La Fondation Dar al-Ma’mûn, nommée en souvenir d’un calife scientifique abbasside, coproduit également la Biennale d’art contemporain de Marrakech, dont la dernière édition s’est déroulée au mois de mars 2014.
Le centre alternatif
Laila Hida et Hicham Bouzid sont jeunes, photographes et vidéastes. Ils ont ouvert ce drôle de lieu dans la rue Derb el-Ferrane, au cœur de la médina. C’est une maison d’hôte simple et peu chère, mais aussi un centre culturel, tendance alternative, pour des expositions, des performances, des concerts, de la danse, des réunions d’écrivains. Comme il n’y avait pas de structure de ce type à Marrakech, Laila Hida et Hicham Bouzid l’ont créée eux-mêmes, tentant de joindre les deux bouts grâce à leur petit hôtel.
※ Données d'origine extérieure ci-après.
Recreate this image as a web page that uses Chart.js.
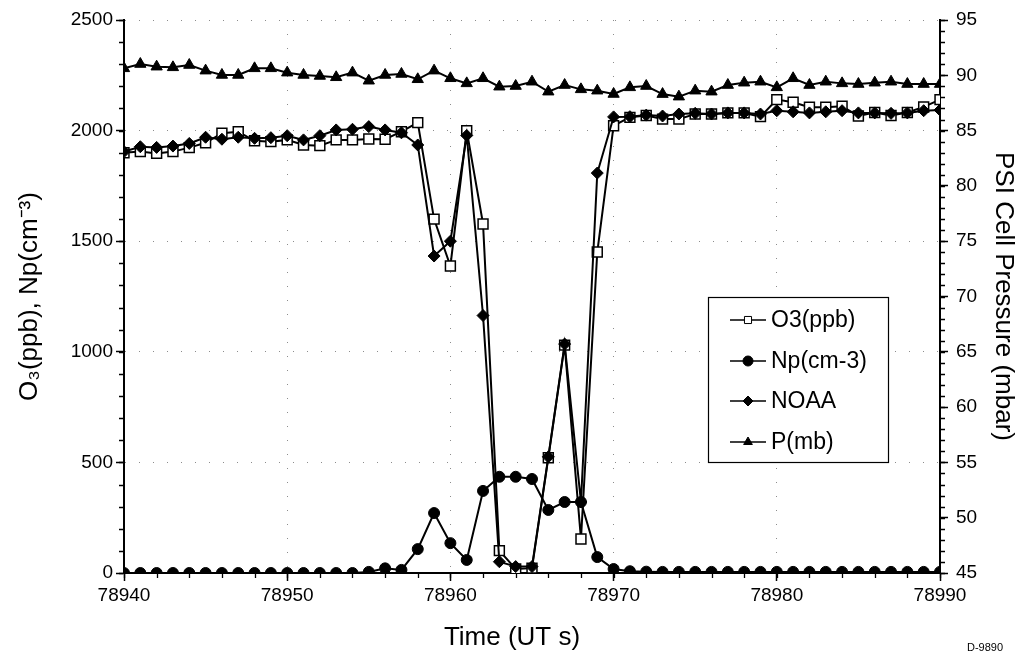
<!DOCTYPE html>
<html>
<head>
<meta charset="utf-8">
<script src="https://cdn.jsdelivr.net/npm/chart.js@4.4.1/dist/chart.umd.min.js"></script>
<style>
  html, body { margin: 0; padding: 0; background: #fff; }
  #wrap { position: relative; width: 1022px; height: 664px; }
</style>
</head>
<body>
<div id="wrap"><canvas id="c"></canvas></div>
<script>
const FONT = "'Liberation Sans', Arial, Helvetica, sans-serif";

// time stamps (UT s), one sample per second
const TIMES = [
  78940, 78941, 78942, 78943, 78944, 78945, 78946, 78947, 78948, 78949,
  78950, 78951, 78952, 78953, 78954, 78955, 78956, 78957, 78958, 78959,
  78960, 78961, 78962, 78963, 78964, 78965, 78966, 78967, 78968, 78969,
  78970, 78971, 78972, 78973, 78974, 78975, 78976, 78977, 78978, 78979,
  78980, 78981, 78982, 78983, 78984, 78985, 78986, 78987, 78988, 78989,
  78990
];

const O3 = [
  1900, 1905, 1897, 1905, 1923, 1945, 1988, 1995, 1954, 1950,
  1958, 1935, 1932, 1958, 1958, 1962, 1961, 1995, 2036, 1600,
  1388, 2000, 1578, 101, 18, 22, 521, 1030, 154, 1451,
  2022, 2060, 2068, 2052, 2052, 2075, 2075, 2080, 2080, 2063,
  2140, 2128, 2106, 2106, 2110, 2066, 2082, 2068, 2082, 2107,
  2140
];

const NP = [
  0, 0, 0, 0, 0, 0, 0, 0, 0, 0,
  0, 0, 0, 0, 0, 5, 21, 14, 108, 271,
  135, 59, 371, 435, 435, 425, 285, 321, 321, 72,
  18, 8, 6, 5, 5, 5, 5, 5, 5, 5,
  5, 5, 5, 5, 5, 5, 5, 5, 5, 5,
  5
];

const NOAA = [
  1905, 1927, 1924, 1930, 1942, 1970, 1961, 1970, 1965, 1968,
  1977, 1958, 1977, 2003, 2006, 2018, 2003, 1990, 1935, 1433,
  1500, 1978, 1164, 51, 29, 29, 525, 1035, 321, 1808,
  2062, 2063, 2070, 2066, 2075, 2078, 2075, 2080, 2080, 2075,
  2090, 2085, 2080, 2085, 2090, 2080, 2080, 2078, 2080, 2090,
  2093
];

const PRESS = [
  90.63, 91.02, 90.78, 90.72, 90.93, 90.42, 90.03, 90.03, 90.63, 90.63,
  90.24, 90.03, 89.94, 89.82, 90.24, 89.51, 90.03, 90.12, 89.64, 90.42,
  89.73, 89.27, 89.73, 88.97, 89.03, 89.42, 88.52, 89.12, 88.73, 88.61,
  88.31, 88.91, 89.03, 88.30, 88.07, 88.61, 88.52, 89.12, 89.33, 89.42,
  88.91, 89.73, 89.12, 89.42, 89.27, 89.21, 89.33, 89.42, 89.21, 89.21,
  89.21
];

const LABELS = ['O3(ppb)', 'Np(cm-3)', 'NOAA', 'P(mb)'];
const Y_TITLE = 'O\u2083(ppb), Np(cm\u207B\u00B3)';
const Y1_TITLE = 'PSI Cell Pressure (mbar)';
const X_TITLE = 'Time (UT s)';
const TAG = 'D-9890';

const pts = vals => TIMES.map((t, i) => ({ x: t, y: vals[i] }));

// marker shapes for the legend, same as the plot markers
function drawMarker(ctx, style, x, y, r, fill) {
  ctx.beginPath();
  if (style === 'rect') {
    const s = r * Math.SQRT1_2;
    ctx.rect(x - s, y - s, 2 * s, 2 * s);
  } else if (style === 'circle') {
    ctx.arc(x, y, r, 0, Math.PI * 2);
  } else if (style === 'rectRot') {
    ctx.moveTo(x, y - r); ctx.lineTo(x + r, y); ctx.lineTo(x, y + r); ctx.lineTo(x - r, y);
    ctx.closePath();
  } else {
    ctx.moveTo(x, y - r); ctx.lineTo(x + r * 0.87, y + r * 0.5); ctx.lineTo(x - r * 0.87, y + r * 0.5);
    ctx.closePath();
  }
  ctx.fillStyle = fill;
  ctx.fill();
  ctx.stroke();
}

const extras = {
  id: 'extras',
  afterDraw(chart) {
    const ctx = chart.ctx;
    const { x, y, y1 } = chart.scales;
    const a = chart.chartArea;
    ctx.save();

    // minor ticks
    ctx.strokeStyle = '#000';
    ctx.lineWidth = 1.3;
    ctx.beginPath();
    for (let v = 0; v <= 2500; v += 100) {
      const py = Math.round(y.getPixelForValue(v)) + 0.5;
      ctx.moveTo(a.left - 5, py); ctx.lineTo(a.left, py);
    }
    for (let v = 45; v <= 95; v += 1) {
      const py = Math.round(y1.getPixelForValue(v)) + 0.5;
      ctx.moveTo(a.right, py); ctx.lineTo(a.right + 5, py);
    }
    for (let v = 78940; v <= 78990; v += 2) {
      const px = Math.round(x.getPixelForValue(v)) + 0.5;
      ctx.moveTo(px, a.bottom); ctx.lineTo(px, a.bottom + 5);
    }
    ctx.stroke();

    // legend
    const bx = 708, by = 297, bw = 180, bh = 165;
    ctx.lineWidth = 1.2;
    ctx.fillStyle = '#fff';
    ctx.fillRect(bx, by, bw, bh);
    ctx.strokeRect(bx + 0.5, by + 0.5, bw, bh);
    const rows = [320, 361, 401, 442];
    ctx.font = '23px ' + FONT;
    ctx.textBaseline = 'middle';
    ctx.textAlign = 'left';
    chart.data.datasets.forEach((ds, i) => {
      const ry = rows[i];
      ctx.strokeStyle = '#000';
      ctx.lineWidth = 1.5;
      ctx.beginPath(); ctx.moveTo(730, ry); ctx.lineTo(766, ry); ctx.stroke();
      ctx.lineWidth = 1;
      drawMarker(ctx, ds.pointStyle, 748, ry, 5, ds.pointBackgroundColor);
      ctx.fillStyle = '#000';
      ctx.fillText(LABELS[i], 771, ry + 1);
    });

    // bottom title and drawing tag
    ctx.textAlign = 'center';
    ctx.font = '26px ' + FONT;
    ctx.fillText(X_TITLE, 512, 638);
    ctx.font = '11px ' + FONT;
    ctx.fillText(TAG, 985, 648);
    ctx.restore();
  }
};

const tickFont = { family: FONT, size: 19 };
const titleFont = { family: FONT, size: 26 };
const gridDash = [1, 13];

new Chart(document.getElementById('c'), {
  type: 'line',
  data: {
    datasets: [
      { label: LABELS[0], data: pts(O3), yAxisID: 'y', order: 4,
        borderColor: '#000', borderWidth: 2, pointStyle: 'rect', pointRadius: 7,
        pointBackgroundColor: '#fff', pointBorderColor: '#000', pointBorderWidth: 1.5 },
      { label: LABELS[1], data: pts(NP), yAxisID: 'y', order: 2,
        borderColor: '#000', borderWidth: 2, pointStyle: 'circle', pointRadius: 5.5,
        pointBackgroundColor: '#000', pointBorderColor: '#000', pointBorderWidth: 1 },
      { label: LABELS[2], data: pts(NOAA), yAxisID: 'y', order: 3,
        borderColor: '#000', borderWidth: 2, pointStyle: 'rectRot', pointRadius: 6,
        pointBackgroundColor: '#000', pointBorderColor: '#000', pointBorderWidth: 1 },
      { label: LABELS[3], data: pts(PRESS), yAxisID: 'y1', order: 1,
        borderColor: '#000', borderWidth: 2, pointStyle: 'triangle', pointRadius: 6.5,
        pointBackgroundColor: '#000', pointBorderColor: '#000', pointBorderWidth: 1 },
    ],
  },
  options: {
    responsive: true,
    maintainAspectRatio: false,
    animation: false,
    layout: { padding: { top: 20, left: 0, right: 0, bottom: 0 } },
    elements: { line: { tension: 0 } },
    plugins: { legend: { display: false }, tooltip: { enabled: false } },
    scales: {
      x: {
        type: 'linear', min: 78940, max: 78990,
        afterFit: s => { s.height = 91; },
        ticks: { stepSize: 10, color: '#000', font: tickFont, padding: 3, maxRotation: 0,
          callback: v => String(v) },
        grid: { color: 'rgba(0,0,0,0.45)', lineWidth: 1, drawTicks: true, tickLength: 8,
          tickColor: '#000', tickWidth: 1.5, tickBorderDash: [] },
        border: { display: true, color: '#000', width: 2, dash: gridDash },
      },
      y: {
        position: 'left', min: 0, max: 2500,
        afterFit: s => { s.width = 124; },
        ticks: { stepSize: 500, color: '#000', font: tickFont, padding: 3,
          callback: v => String(v) },
        grid: { color: 'rgba(0,0,0,0.45)', lineWidth: 1, drawTicks: true, tickLength: 8,
          tickColor: '#000', tickWidth: 1.5, tickBorderDash: [] },
        border: { display: true, color: '#000', width: 2, dash: gridDash },
        title: { display: true, text: Y_TITLE, color: '#000', font: titleFont,
          padding: { top: 14, bottom: 0 } },
      },
      y1: {
        position: 'right', min: 45, max: 95,
        afterFit: s => { s.width = 82; },
        ticks: { stepSize: 5, color: '#000', font: tickFont, padding: 8,
          callback: v => String(v) },
        grid: { drawOnChartArea: false, drawTicks: true, tickLength: 8,
          tickColor: '#000', tickWidth: 1.5 },
        border: { display: true, color: '#000', width: 2 },
        title: { display: true, text: Y1_TITLE, color: '#000', font: titleFont,
          padding: { top: 3, bottom: 0 } },
      },
    },
  },
  plugins: [extras],
});
</script>
</body>
</html>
18, Derb el-Ferrane, sur Facebook
Fondation Dar Bellarj
Créée par la Bâloise Susanna Biedermann dans la Maison des cigognes (un ancien centre de soin pour les échassiers), la Fondation Dar Bellarj promeut la culture vivante au Maroc, avec des expositions, des ateliers, des concerts ou des rencontres littéraires. Son exposition actuelle incarne sa défense des femmes créatrices. Féminin pluriel propose une vingtaine de créations entre le design, l’art et l’artisanat, issues pour la plupart d’ateliers mis sur pied par la fondation.
Galerie 127
Ouverte dans le quartier historique du Guéliz, la galerie 127, de Nathalie Locatelli, est la seule du Maghreb à s’intéresser exclusivement à la photographie contemporaine. Elle défend des auteurs marocains, mais aussi étrangers, comme actuellement le photographe et musicien français Nicolas Comment. «Les galeries privées comme la nôtre jouent le rôle que devraient avoir les institutions officielles, encore très peu nombreuses à promouvoir la création contemporaine», note Nathalie Locatelli.
Voice Gallery
Ouverte il y a trois ans par le Napolitain Rocco Orlacchio dans un quartier industriel de Marrakech, la Voice Gallery promeut l’art contemporain marocain, mais aussi international. Son exposition actuelle, The Luxury of Dirt, tente de répondre à la question «Comment constituer une collection?» avec un ensemble d’œuvres d’une trentaine d’artistes, dont le Suisse Didier Rittener.
David Bloch
La façade couverte de dessins exubérants de la galerie de David Bloch donne tout de suite la couleur: le lieu est spécialisé dans le graffiti et le postgraffiti, comme la Fondation Speerstra à Apples, dans le canton de Vaud. Une spécialisation qui est aussi le signe du dynamisme de la scène artistique à Marrakech.